Seems like I do understand covariant the $Hom(A, -)$ and contravariant $Hom(-, A)$ functors. But when it comes down to the $Hom(-, -)$, then I am getting lost:
1) How does it work? What does it do with objects and how does it treat morphisms? [I assume it takes a product category $C \times C$ as an input, but still underlaying details are unclear: I can't realize what is fixed and what is free.]
2) Why is it common to state that $Hom(-, -)$ is a kind of $C^{op} \times C \mapsto \mathbb{SET}$ functor? [My assumption is that it because iterating over the first argument, having the second one fixed (i.e. $Hom(A, A'), Hom(B, A'), Hom(C, A'), ...$ naturally gives a contravariant functor, while same kind of iteration on the second argument - gives a covariant functor.]
2.1) Is it a matter of preference? In other words, is it safe to say that $C \times C^{op} \mapsto \mathbb{SET}$ is equally valid definition? [I assume it is not matter of preference, but still better to ask.]
Could someone provide crystall clear definition of what $Hom(-, -)$ is and how should I think of it as an instance of $C \times C^{op} \mapsto \mathbb{SET}$ functors?
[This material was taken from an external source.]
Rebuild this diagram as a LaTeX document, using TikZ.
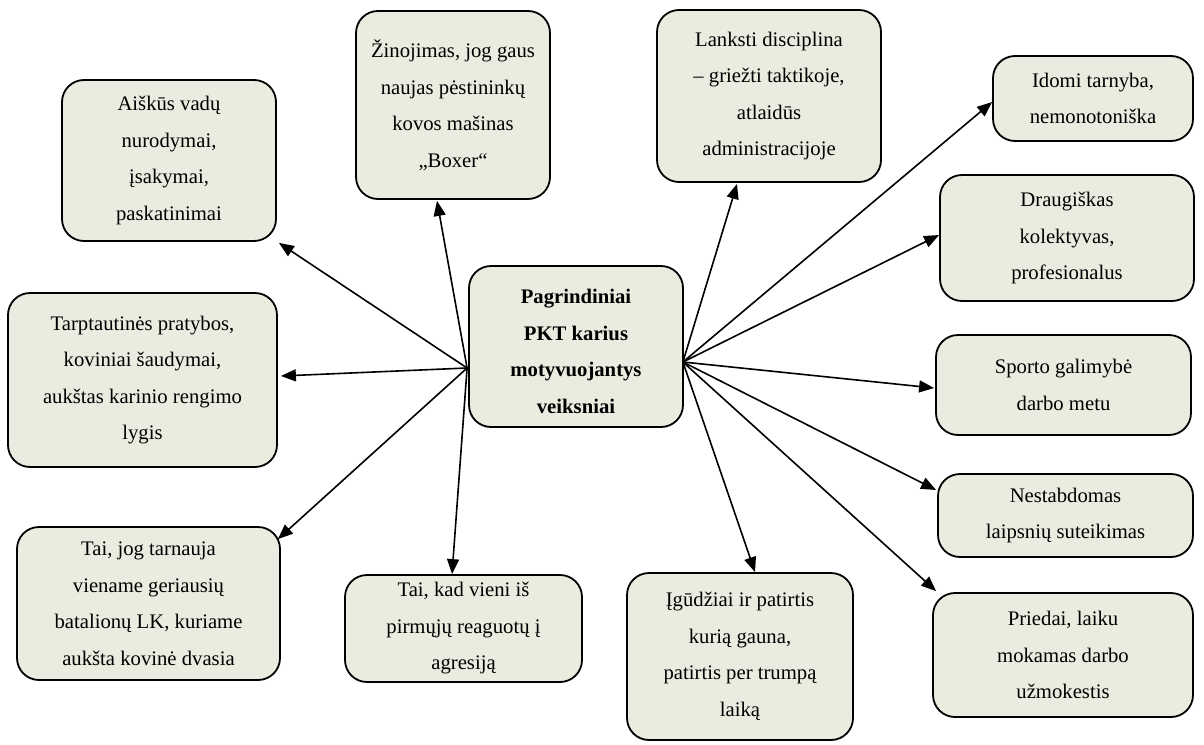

Indeed, a bifunctor is simply a functor $F$ defined on a product category. However, $Hom$ is not a functor, when defined on $\mathcal{C} \times \mathcal{C}$: it sends a morphism $(A,C)\to(B,C)$ to a morphism $Hom(B,C)\to Hom(A,C)$, so it can't be a covariant functor (the arrow is in the wrong direction), but it also can't be a contravariant functor, for essentially the same reason: it sends $(A,B)\to(A,C)$ to a morphism $Hom(A,B)\to Hom(A,C)$. To fix this, we need to make either both factors covariant, or both factors contravariant. The way to do this, in either case, is to define one of the factors on the opposite category. Because people like covariant functors more than contravariant functors, they tend to choose the first, to make $Hom$ covariant. It would, indeed, be perfectly valid to define $Hom$ to be a contravariant functor from $\mathcal{C} \times \mathcal{C}^{op}$, it's just a bit odd.
As for $Hom$ specifically: it is the functor from $\mathcal{C}^{op}\times \mathcal{C}$ to $\mathbb{SET}$, such that for every $(A,B)$ in $C^{op} \times C$ (so $A$ and $B$ are both objects of $C$ (hence of $C^{op}$)), $Hom(A,B)$ is the set of all morphisms from $A$ to $B$, and for every morphism $(f,g): (A,B)\to(C,D)$ of $C^{op}\times C$ (so $f: C \to A$, $g: B \to D$ in $\mathcal{C}$), $Hom(f,g)$ is the morphism of sets $Hom(A,B) \to Hom(C,D)$ sending a morphism (of $\mathcal{C}$) $\varphi: A \to B$ to the morphism $g\circ\varphi\circ f\in Hom(C,D)$.
Alternatively, treating $Hom$ as a contravariant functor $\mathcal{C}\times\mathcal{C}^{op} \to \mathbf{SET}$: it is the functor from $C \times C^{op}$ to $\mathbb{SET}$, such that for every $(A,B)$ in $C \times C^{op}$ (so $A$ and $B$ are both objects of $C$ (hence of $C^{op}$)), $Hom(A,B)$ is the set of all morphisms from $A$ to $B$, and for every morphism $(f,g): (A,B)\to(C,D)$ of $C \times C^{op}$ (so $f: A \to C$, $g: D \to B$ in $\mathcal{C}$), $Hom(f,g)$ is the morphism of sets $Hom(C,D)\to Hom(A,B)$ sending a morphism (of $\mathcal{C}$) $\psi: C \to D$ to the morphism $g\circ\psi\circ f\in Hom(A,B)$.